Bom dia Humanidade! Estudantes norte-americanos, franceses e alemães (para já…) explodiram em protestos contra o genocídio na Palestina. Os governos soltaram as polícias de choque que agrediram e prenderam. Há milhares de detidos e agredidos por ousarem lutar contra o extermínio dos palestinos.

Os EUA estão a ferro e fogo. Neste Dia da Liberdade de Imprensa informo que na Universidade de Columbia, Nova Iorque, os jornalistas foram impedidos de cobrir os acontecimentos. O mesmo em Paris. Mas se forem ver, França e EUA estão muitos furos acima de Angola na “lista” dos países que respeitam a Liberdade de Imprensa.

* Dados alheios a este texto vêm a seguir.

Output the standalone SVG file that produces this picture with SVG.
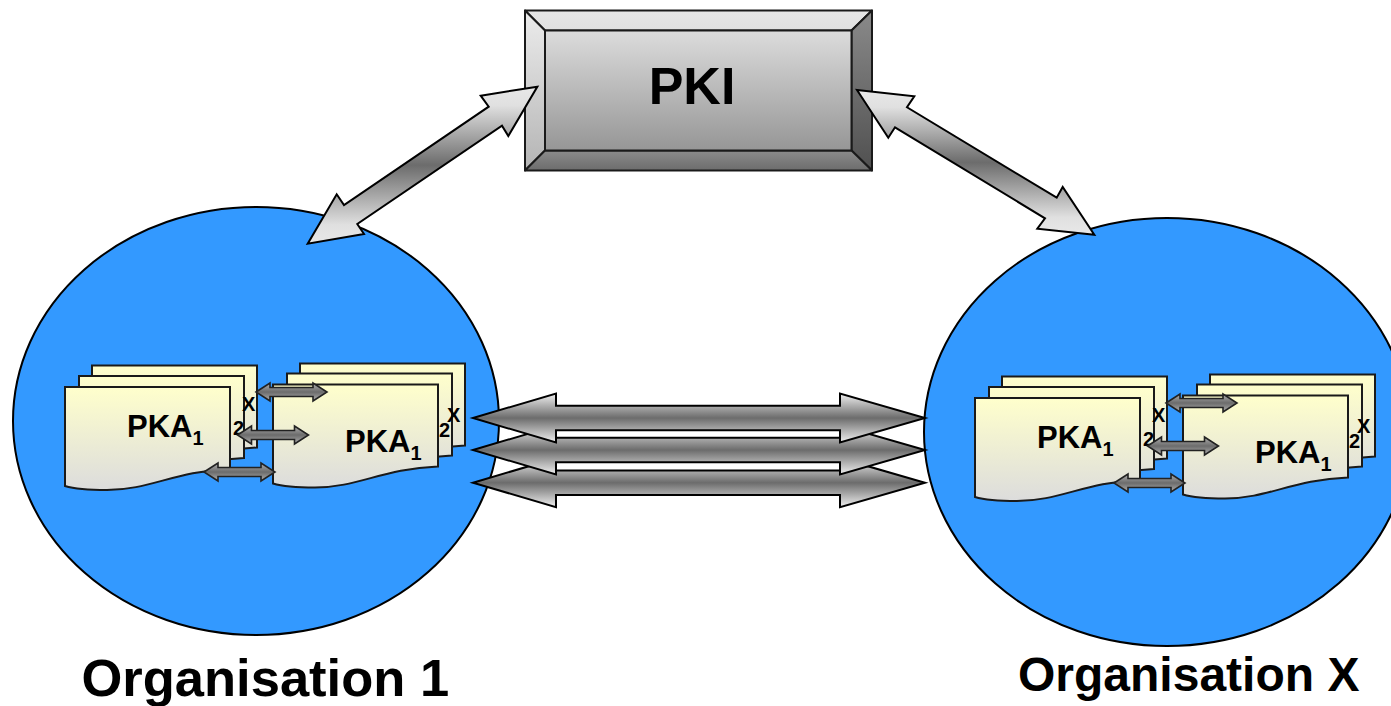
<svg xmlns="http://www.w3.org/2000/svg" width="1391" height="706" viewBox="0 0 1391 706">
<style>
text{font-family:"Liberation Sans",Arial,sans-serif;font-weight:bold;fill:#000}
.org{fill:#3399ff;stroke:#000;stroke-width:2}
.doc{fill:url(#docG);stroke:#1a1a1a;stroke-width:2}
.bev{stroke:#1a1a1a;stroke-width:2;stroke-linejoin:round}
.big{fill:url(#arrG);stroke:#000;stroke-width:2;stroke-linejoin:miter}
.diag{fill:url(#diagG);stroke:#000;stroke-width:2;stroke-linejoin:miter}
.small{fill:url(#smG);stroke:#222;stroke-width:1.6}
.pka{font-size:31px}
.sub{font-size:20px}
.x{font-size:20px}
.two{font-size:20px}
.title{font-size:52.500px}
</style>
<defs>
<linearGradient id="docG" x1="0" y1="0" x2="0" y2="1"><stop offset="0" stop-color="#ffffcc"/><stop offset="1" stop-color="#dcdcdc"/></linearGradient>
<linearGradient id="arrG" x1="0" y1="0" x2="0" y2="1"><stop offset="0" stop-color="#f0f0f0"/><stop offset=".5" stop-color="#6c6c6c"/><stop offset="1" stop-color="#f0f0f0"/></linearGradient>
<linearGradient id="diagG" x1="0" y1="0" x2="0" y2="1"><stop offset="0" stop-color="#e8e8e8"/><stop offset=".12" stop-color="#e0e0e0"/><stop offset=".5" stop-color="#6c6c6c"/><stop offset=".88" stop-color="#e0e0e0"/><stop offset="1" stop-color="#e8e8e8"/></linearGradient>
<linearGradient id="smG" x1="0" y1="0" x2="0" y2="1"><stop offset="0" stop-color="#b0b0b0"/><stop offset=".5" stop-color="#6c6c6c"/><stop offset="1" stop-color="#b0b0b0"/></linearGradient>
<linearGradient id="g1" x1="0" y1="0" x2="0" y2="1"><stop offset="0" stop-color="#e6e6e6"/><stop offset="1" stop-color="#e0e0e0"/></linearGradient>
<linearGradient id="g2" x1="0" y1="0" x2="0" y2="1"><stop offset="0" stop-color="#ececec"/><stop offset="1" stop-color="#b4b4b4"/></linearGradient>
<linearGradient id="g3" x1="0" y1="0" x2="0" y2="1"><stop offset="0" stop-color="#8a8a8a"/><stop offset="1" stop-color="#505050"/></linearGradient>
<linearGradient id="g4" x1="0" y1="0" x2="0" y2="1"><stop offset="0" stop-color="#8c8c8c"/><stop offset="1" stop-color="#6c6c6c"/></linearGradient>
<linearGradient id="g5" x1="0" y1="0" x2="0" y2="1"><stop offset="0" stop-color="#dcdcdc"/><stop offset="1" stop-color="#969696"/></linearGradient>
<path id="page" d="M0 0H165V82C110 84 85 103 42 103C25 103 10 102 0 99Z"/>
<path id="sa" d="M0 0L14 -9V-4.500H57V-9L71 0L57 9V4.500H14V9Z"/>
<path id="ba" d="M0 0L83 -24.500V-12.300H367V-24.500L452 0L367 24.500V12.300H83V24.500Z"/>
</defs>

<g id="org1">
<ellipse class="org" cx="256" cy="421" rx="243" ry="214"/>
</g>
<g id="orgX">
<ellipse class="org" cx="1167" cy="432" rx="243" ry="214"/>
</g>

<g id="org1-docs">
<use href="#page" class="doc" x="92" y="365.500"/>
<use href="#page" class="doc" x="79" y="376"/>
<use href="#page" class="doc" x="65" y="387"/>
<use href="#page" class="doc" x="300" y="363.500"/>
<use href="#page" class="doc" x="287" y="373.500"/>
<use href="#page" class="doc" x="273" y="384.500"/>
<text class="x" x="242" y="411">X</text>
<text class="two" x="233" y="435">2</text>
<text class="pka" x="127" y="437">PKA<tspan class="sub" dy="8">1</tspan></text>
<text class="x" x="447" y="422">X</text>
<text class="two" x="439" y="437">2</text>
<text class="pka" x="345" y="452">PKA<tspan class="sub" dy="8">1</tspan></text>
</g>

<g id="orgX-docs" transform="translate(910 11)">
<use href="#page" class="doc" x="92" y="365.500"/>
<use href="#page" class="doc" x="79" y="376"/>
<use href="#page" class="doc" x="65" y="387"/>
<use href="#page" class="doc" x="300" y="363.500"/>
<use href="#page" class="doc" x="287" y="373.500"/>
<use href="#page" class="doc" x="273" y="384.500"/>
<text class="x" x="242" y="411">X</text>
<text class="two" x="233" y="435">2</text>
<text class="pka" x="127" y="437">PKA<tspan class="sub" dy="8">1</tspan></text>
<text class="x" x="447" y="422">X</text>
<text class="two" x="439" y="437">2</text>
<text class="pka" x="345" y="452">PKA<tspan class="sub" dy="8">1</tspan></text>
</g>

<g id="pki">
<polygon class="bev" fill="url(#g1)" points="525,10.500 872,10.500 851.500,30.500 545,30.500"/>
<polygon class="bev" fill="url(#g2)" points="525,10.500 545,30.500 545,150.500 525,170.500"/>
<polygon class="bev" fill="url(#g3)" points="872,10.500 872,170.500 851.500,150.500 851.500,30.500"/>
<polygon class="bev" fill="url(#g4)" points="525,170.500 545,150.500 851.500,150.500 872,170.500"/>
<rect class="bev" fill="url(#g5)" x="545" y="30.500" width="306.500" height="120"/>
<text x="692" y="104" font-size="52" text-anchor="middle">PKI</text>
</g>

<g id="connectors">
<use href="#ba" class="big" x="473" y="482.700"/>
<use href="#ba" class="big" x="473" y="450"/>
<use href="#ba" class="big" x="473" y="418"/>
<polygon class="diag" points="537.300,86.700 480.700,95.700 488.700,106.700 344,205 336.700,194.300 307.700,243.700 364,234 357.300,224 502,125.700 508.300,136"/>
<polygon class="diag" points="857,90 914.300,96.300 907,107.300 1056.700,197.700 1062.700,187 1094.300,234.700 1037.300,228.700 1045,218.300 895,127.300 888.300,137.700"/>
<use href="#sa" class="small" x="256" y="392"/>
<use href="#sa" class="small" x="237.500" y="435"/>
<use href="#sa" class="small" x="204" y="472"/>
<use href="#sa" class="small" x="1166" y="403"/>
<use href="#sa" class="small" x="1147.500" y="446"/>
<use href="#sa" class="small" x="1114" y="483"/>
</g>

<g id="labels">
<text class="title" x="81.500" y="696">Organisation 1</text>
<text x="1018" y="691" font-size="48">Organisation X</text>
</g>
</svg>
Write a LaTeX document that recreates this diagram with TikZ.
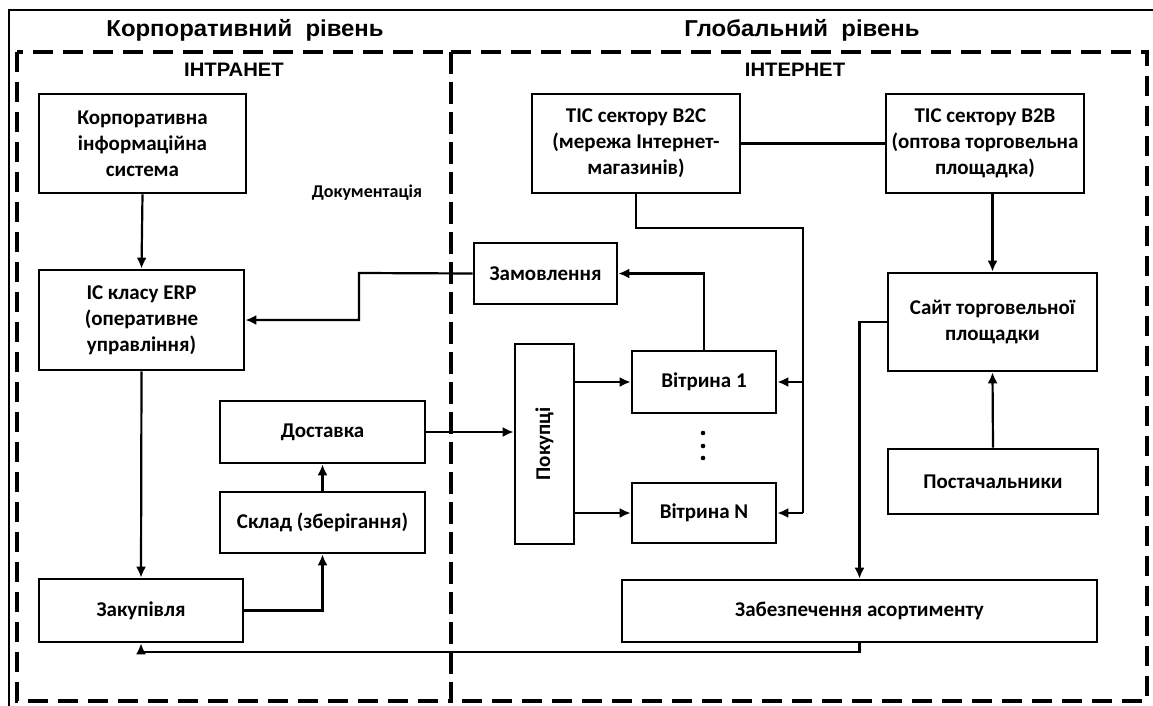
\documentclass[tikz,border=0pt]{standalone}
\usepackage{fontspec}
\setmainfont{Carlito}
\newfontfamily\titlefont{Liberation Sans}[FakeStretch=1.04]
\usetikzlibrary{arrows.meta}
\begin{document}
\begin{tikzpicture}[x=1pt,y=-1pt,
  bx/.style={draw,line width=2.6pt,align=center,inner sep=0pt,
    font=\bfseries\fontsize{21}{26}\selectfont},
  ln/.style={line width=2.2pt},
  ar/.style={line width=2.2pt,-{Latex[length=11pt,width=10pt]}},
  zone/.style={line width=3.6pt,dash pattern=on 20pt off 10pt},
  ttl/.style={font=\titlefont\bfseries\fontsize{23}{26}\selectfont},
  sub/.style={font=\titlefont\bfseries\fontsize{19.5}{22}\selectfont}]
\useasboundingbox (0,0) rectangle (1153,706);
% outer frame
\draw[line width=2.2pt] (9,720) -- (9,10) -- (1170,10);
% zones
\draw[zone] (17,52) rectangle (451,701);
\draw[zone] (451,52) rectangle (1147,701);
% titles
\node[ttl] (t1) at (245,30) {Корпоративний\ \ рівень};
\node[ttl] (t2) at (802,30) {Глобальний\ \ рівень};
\node[sub] (s1) at (234,70) {ІНТРАНЕТ};
\node[sub] (s2) at (795,70) {ІНТЕРНЕТ};
% left nodes
\node[bx,minimum width=207pt,minimum height=99pt] (kis) at (142.5,143.5) {Корпоративна\\інформаційна\\система};
\node[font=\bfseries\fontsize{18}{22}\selectfont] (doc) at (367,193) {Документація};
\node[bx,minimum width=205pt,minimum height=100pt] (erp) at (141.5,320) {ІС класу ERP\\(оперативне\\управління)};
\node[bx,minimum width=205pt,minimum height=62pt] (dost) at (322.5,432) {Доставка};
\node[bx,minimum width=205pt,minimum height=61pt] (sklad) at (322.5,522.5) {Склад (зберігання)};
\node[bx,minimum width=204pt,minimum height=63pt] (zak) at (141,610.5) {Закупівля};
% right nodes
\node[bx,minimum width=208pt,minimum height=99pt] (b2c) at (636,143.5) {ТІС сектору В2С\\(мережа Інтернет-\\магазинів)};
\node[bx,minimum width=198pt,minimum height=99pt] (b2b) at (985,143.5) {ТІС сектору В2В\\(оптова торговельна\\площадка)};
\node[bx,minimum width=143pt,minimum height=61pt] (zam) at (545.5,273.5) {Замовлення};
\node[bx,minimum width=209pt,minimum height=98pt] (sait) at (992.5,322) {Сайт торговельної\\площадки};
\node[bx,minimum width=59pt,minimum height=200pt] (pok) at (544.5,444) {};
\node[font=\bfseries\fontsize{21}{26}\selectfont,rotate=90] (pokt) at (pok.center) {Покупці};
\node[bx,minimum width=144pt,minimum height=62pt] (v1) at (704,382) {Вітрина 1};
\node[bx,minimum width=144pt,minimum height=60pt] (vn) at (704,513) {Вітрина N};
\node[bx,minimum width=210pt,minimum height=65pt] (post) at (993,481.5) {Постачальники};
\node[bx,minimum width=475pt,minimum height=62pt] (zab) at (859.5,611) {Забезпечення асортименту};
% dots
\foreach \yy [count=\i] in {433,446,458} \fill (703,\yy) circle (2.3pt) coordinate (d\i);
% coordinates
\coordinate (zk) at (359,273);
\coordinate (bus) at (803,228);
\coordinate (sz) at (859.5,322);
\coordinate (bl) at (859.5,652);
% connectors
\draw[ar] (kis.south) -- (erp.north);
\draw[ar] (erp.south) -- (zak.north);
\draw[ar] (zak.east) -| (sklad.south);
\draw[ar] (sklad.north) -- (dost.south);
\draw[ar] (dost.east) -- (dost.east -| pok.west);
\draw[ar] (zam.west) -- (zk) |- (erp.east);
\draw[ar] (v1.north) |- (zam.east);
\draw[ar] (v1.west -| pok.east) -- (v1.west);
\draw[ar] (vn.west -| pok.east) -- (vn.west);
\draw[ln] (b2c.south) |- (bus) -- (bus |- vn.east);
\draw[ar] (bus |- vn.east) -- (vn.east);
\draw[ar] (bus |- v1.east) -- (v1.east);
\draw[ln] (b2c.east) -- (b2b.west);
\draw[ar] (sait.north |- b2b.south) -- (sait.north);
\draw[ar] (post.north) -- (sait.south);
\draw[ar] (sait.west |- sz) -- (sz) -- (zab.north);
\draw[ar] (zab.south) -- (bl) -| (zak.south);
\end{tikzpicture}
\end{document}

Na Guerra do Golfo mandei imprimir cartões-de-visita onde estava escrito abaixo do meu nome: Presidente da Comissão de Abate dos Gringos No Iraque. Agora vou imprimir outro com este cargo: Presidente da Associação de Apoio aos Refugiados Gringos em Cuba. Por favor, camaradas cubanos! Recebam os estudantes contestatários. O trio assassino Biden, Blinken e Austin querem matá-los. Se aportarem às praias cubanas em balsas improvisadas, recebam-nos e sirvam-lhes chicharron, um copinho de rum carta blanca e animem-nos com “son” de Don Portillo de La Luz.

Bom Dia Humanidade! O meu amigo (espero não estar a prejudicar-te…) Álvaro Macieira está a expor as suas últimas obras de arte (Angola Kiesse). Este artista plástico vem de Sanza Pombo, a terra do melhor arroz do mundo, O irmão dele era um craque no futebol. Até jogou no Desportivo do Negage, naquele tempo em que João Ferreira contratou futebolistas do Benfica de Portugal para a equipa. Artur, Ferrão, Garcia e outros.

Bom Dia Humanidade. Não se esqueçam que hoje, liberdade já não mora na Imprensa. Contentemo-nos com a liberdade de estabelecimento. Mas tenham sempre presente que a publicidade e o tráfico de “notícias” por encomenda são os combustíveis da empresa jornalística. Se os ricaços cortarem as encomendas e os anúncios vamos todos pedir esmola ao chefe Miala.